═══ AVAILABLE DATA
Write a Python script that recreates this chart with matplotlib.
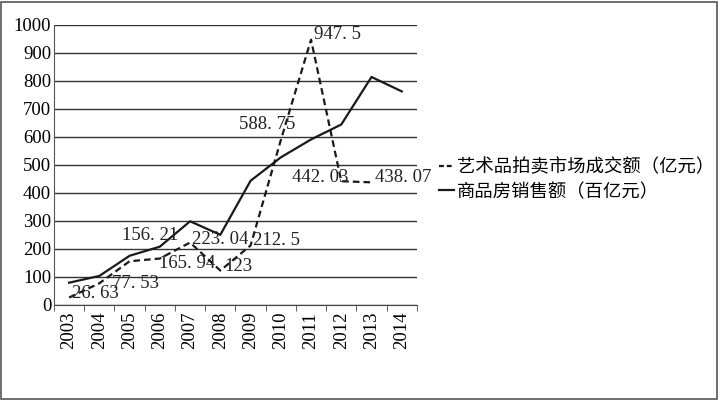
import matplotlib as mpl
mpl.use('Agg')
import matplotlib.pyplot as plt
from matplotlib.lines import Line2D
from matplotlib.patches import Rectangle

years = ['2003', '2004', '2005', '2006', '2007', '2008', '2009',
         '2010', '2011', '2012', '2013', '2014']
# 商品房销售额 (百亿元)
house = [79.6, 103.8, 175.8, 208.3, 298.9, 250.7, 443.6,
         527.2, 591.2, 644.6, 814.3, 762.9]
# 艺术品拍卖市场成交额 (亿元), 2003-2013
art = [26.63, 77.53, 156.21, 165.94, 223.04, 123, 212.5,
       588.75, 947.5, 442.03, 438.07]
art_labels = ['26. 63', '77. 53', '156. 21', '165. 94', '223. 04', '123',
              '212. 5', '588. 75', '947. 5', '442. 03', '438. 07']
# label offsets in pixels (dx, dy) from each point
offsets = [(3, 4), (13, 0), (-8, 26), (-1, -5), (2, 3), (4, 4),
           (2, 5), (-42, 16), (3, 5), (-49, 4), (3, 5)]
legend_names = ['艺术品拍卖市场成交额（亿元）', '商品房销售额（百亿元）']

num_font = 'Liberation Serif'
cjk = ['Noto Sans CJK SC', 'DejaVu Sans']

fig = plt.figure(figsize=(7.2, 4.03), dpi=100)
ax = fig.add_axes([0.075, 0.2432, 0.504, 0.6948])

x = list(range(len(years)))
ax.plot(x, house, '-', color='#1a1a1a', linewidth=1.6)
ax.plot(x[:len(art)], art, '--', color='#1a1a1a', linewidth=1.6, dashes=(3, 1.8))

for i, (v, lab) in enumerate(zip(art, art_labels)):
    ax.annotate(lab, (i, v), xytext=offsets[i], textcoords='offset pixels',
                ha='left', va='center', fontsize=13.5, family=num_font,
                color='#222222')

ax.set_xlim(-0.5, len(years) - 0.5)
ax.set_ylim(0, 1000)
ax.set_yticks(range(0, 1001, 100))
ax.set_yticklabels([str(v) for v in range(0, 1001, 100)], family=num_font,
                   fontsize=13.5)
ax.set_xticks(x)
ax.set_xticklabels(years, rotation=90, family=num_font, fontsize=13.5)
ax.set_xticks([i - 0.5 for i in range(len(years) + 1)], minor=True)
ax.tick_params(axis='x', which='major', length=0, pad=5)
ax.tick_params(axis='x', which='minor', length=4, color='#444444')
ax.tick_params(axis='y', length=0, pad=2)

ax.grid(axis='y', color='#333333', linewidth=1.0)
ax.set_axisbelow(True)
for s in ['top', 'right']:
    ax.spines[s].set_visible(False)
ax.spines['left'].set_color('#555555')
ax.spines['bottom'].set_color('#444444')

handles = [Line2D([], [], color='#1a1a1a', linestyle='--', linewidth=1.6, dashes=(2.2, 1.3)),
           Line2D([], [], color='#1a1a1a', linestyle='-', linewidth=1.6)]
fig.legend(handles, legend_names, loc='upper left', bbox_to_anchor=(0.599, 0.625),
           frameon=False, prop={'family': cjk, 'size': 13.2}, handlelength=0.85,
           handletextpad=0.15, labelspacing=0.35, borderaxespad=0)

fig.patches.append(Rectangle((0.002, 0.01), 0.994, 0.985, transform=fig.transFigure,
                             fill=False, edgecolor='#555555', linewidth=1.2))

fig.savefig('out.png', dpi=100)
══════
* _WRITTEN INSTRUCTION_
Repeat only the lines from the beginning of the material through the line containing "legend_names = ['艺术品拍卖市场成交额（亿元）', '商品房销售额（百亿元）']", both ends kept, leaving pictures out.

* _ANSWER FOR THIS EXERCISE_
Write a Python script that recreates this chart with matplotlib.
import matplotlib as mpl
mpl.use('Agg')
import matplotlib.pyplot as plt
from matplotlib.lines import Line2D
from matplotlib.patches import Rectangle

years = ['2003', '2004', '2005', '2006', '2007', '2008', '2009',
         '2010', '2011', '2012', '2013', '2014']
# 商品房销售额 (百亿元)
house = [79.6, 103.8, 175.8, 208.3, 298.9, 250.7, 443.6,
         527.2, 591.2, 644.6, 814.3, 762.9]
# 艺术品拍卖市场成交额 (亿元), 2003-2013
art = [26.63, 77.53, 156.21, 165.94, 223.04, 123, 212.5,
       588.75, 947.5, 442.03, 438.07]
art_labels = ['26. 63', '77. 53', '156. 21', '165. 94', '223. 04', '123',
              '212. 5', '588. 75', '947. 5', '442. 03', '438. 07']
# label offsets in pixels (dx, dy) from each point
offsets = [(3, 4), (13, 0), (-8, 26), (-1, -5), (2, 3), (4, 4),
           (2, 5), (-42, 16), (3, 5), (-49, 4), (3, 5)]
legend_names = ['艺术品拍卖市场成交额（亿元）', '商品房销售额（百亿元）']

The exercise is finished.